Multi‑key sorting: By leveraging the stability of list.sort() and operator.itemgetter , you can sort a list of dictionaries first by age and then by name, ensuring that entries with the same name remain grouped by age.

Data classes: Introduced in Python 3.7, @dataclass reduces boilerplate, provides automatic __eq__ , type hints, and a helpful __repr__ , making it ideal for lightweight data containers.

List comprehensions: Replace explicit loops with concise expressions for generating lists, performing arithmetic, calling functions, or filtering elements (e.g., keeping only even numbers).

Memory usage inspection: Use sys.getsizeof() to examine the memory footprint of objects; note that range objects are memory‑efficient compared to materialized lists.

Finding the most frequent value: Combine max() with list.count or use a set to identify the element that appears most often in a list or string.

Merging dictionaries: For Python 3.5+ use unpacking ( {**d1, **d2} ) and for Python 3.9+ the | operator to combine dictionaries, with later keys overriding earlier ones.

Returning multiple values: Functions can return tuples of values; for more than three results, consider wrapping them in a data class for clarity.

Filtering with filter() : Provide a predicate function and an iterable; the result can be converted to a list, or achieve the same effect with a list comprehension.

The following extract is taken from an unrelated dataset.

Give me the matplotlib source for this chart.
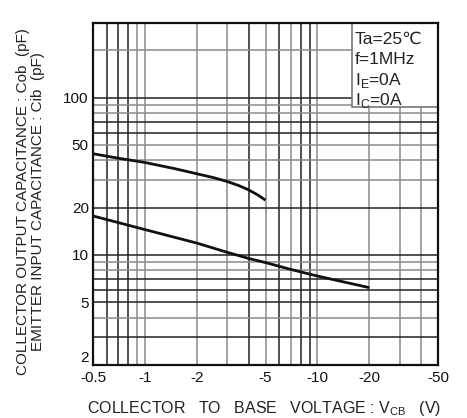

Mapping with map() : Apply a function to each element of an iterable, such as squaring numbers, either via map() or a list comprehension.

Combining lists with zip() : Pair elements from multiple lists positionally to create tuples of corresponding items.

Reversing a list: Use slice notation my_list[::-1] for a quick in‑memory reversal.

Checking element existence: The in operator determines whether a value is present in a list, useful for membership tests.

Flattening nested lists: A double list comprehension can flatten two‑level nested lists; for deeper nesting, third‑party libraries like dm‑tree can handle arbitrary depth.

Uniqueness verification: Convert a list to a set and compare lengths to confirm all elements are unique.